My friend said one way he thought through the question was to look at alternate scenarios: if the company had hit the sales number, but at the lower price, it would have made \$400,000, and if it had sold the smaller number of units for the target price, it would have made \$450,000. In the first scenario, they came in \$100,000 short, or 71 percent of \$140,000, and in the second, they came in \$50,000 short, 36 percent of the missing money. It doesn’t take a lot of high-powered math to see there’s a problem: the two shortfalls add up to 107 percent of the missing revenue.

My friend thought it might make sense to attribute 2/3 of the miss to the lower price and 1/3 to the lower number of widgets sold because the shortfall in the first scenario was twice as big as the shortfall in the second scenario.

I don’t think that’s a terrible idea. If a screaming executive is demanding that you give them two numbers to explain why revenue is down (my understanding of the business world is mostly based on Better off Ted), I think you could do worse than attributing 2/3 to a low price and 1/3 to a low number of sales. But this is a risky maneuver. What if the lower price had ended up driving more sales?

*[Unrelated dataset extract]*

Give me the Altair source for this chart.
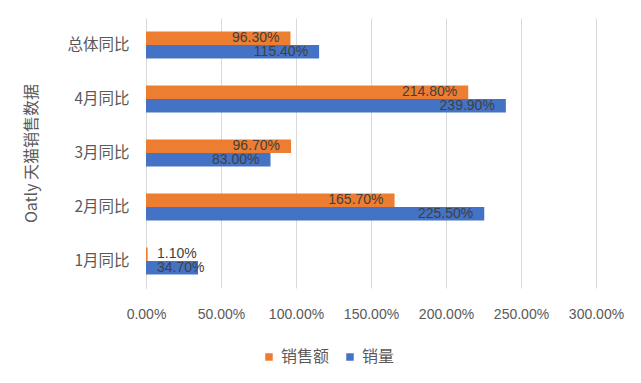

In that case, the company might have sold 550 units for \$800 each, for a total of \$440,000 in revenue. They still missed their projected sales, this time by \$60,000. What happens when we try to break that down? If they had sold 550 units for the “right” price of \$1,000, they would have made \$550,000, and if they had sold the right number of units for \$800, they would have made \$400,000. Blindly applying the same reasoning as before, the lower price accounted for \$100,000 of the \$60,000 revenue miss, and the change in the number of sales accounted for \$-50,000. Did the lower price cause 167 percent of the revenue shortage? Did the higher number of sales cause negative 83 percent? With one small change, the approach runs into serious trouble.

This is the peril of looking at percentages when numbers might be negative. Jordan Ellenberg has a great example of this in his book How Not to Be Wrong, excerpted at Slate. The U.S. had a net increase of 18,000 jobs in June 2011. The state of Wisconsin had a net increase of 9,500 jobs during that month. Politicians proclaimed that “over 50 percent of U.S. job growth in June came from our state.” But what about Minnesota, which added 13,000 jobs? Or the other states that also had positive job growth? The problem was that some states gained jobs and some lost them. As Ellenberg writes, “Put negative numbers in the mix, and percentages get wonky.”

Getting back to my friend’s original widget problem, I thought it was better to think about it with FOIL. With apologies to the excellent guidelines in Nix the Tricks, which urges educators not to use tricks and mnemonics that can become a crutch or mask conceptual problems in math, FOIL was seared into my brain at a young age, and it will always be how I think about multiplying polynomials.

For those who had trick-nixing teachers, FOIL is a mnemonic for applying the distributive law to two expressions that both have two parts. For example, take (2x+1)×(x+3). To find their product, multiply the First terms (2x2), the Outside terms (6x), the Inside terms (x), and the Last terms and add them all together to get 2x2+7x+3.

To put my friend’s problem into the same form, we can think of each term as the target number minus the shortfall. The company wanted to sell 500 widgets, but it only sold 450. It wanted the price per widget to be \$1000, but it was only \$800. So their revenue was (500-50)×(1000-200). In this form, we can see exactly what happened. (500-50)(1000-200)=500,000-100,000-50,000+10,000. The last term is what threw off the naive deficit calculation we did at the beginning. The combination of lower price and lower sales meant each widget they failed to sell didn’t hurt their revenue numbers quite as much as it would have if they had been missing out on full-priced sales.

In my other example, they sold 500+50 units for \$1000-\$200 each, for a total of 500,00-100,000+50,000-10,000 in revenue. The last term indicates that the lower price meant that each extra sale helped a little less than anticipated.

I’m not suggesting FOIL as the answer to every problem involving negative numbers and percentages—I don’t see how it applies to Wisconsin’s job growth in June 2011, for example—but in the case of my friend’s revenue analysis, I think it might add something to the discussion. It’s not as snappy as one number that sums up all the company’s problems, but it also doesn’t risk attributing 167 percent of a revenue shortfall to cost and negative 83 percent to the number of widgets sold.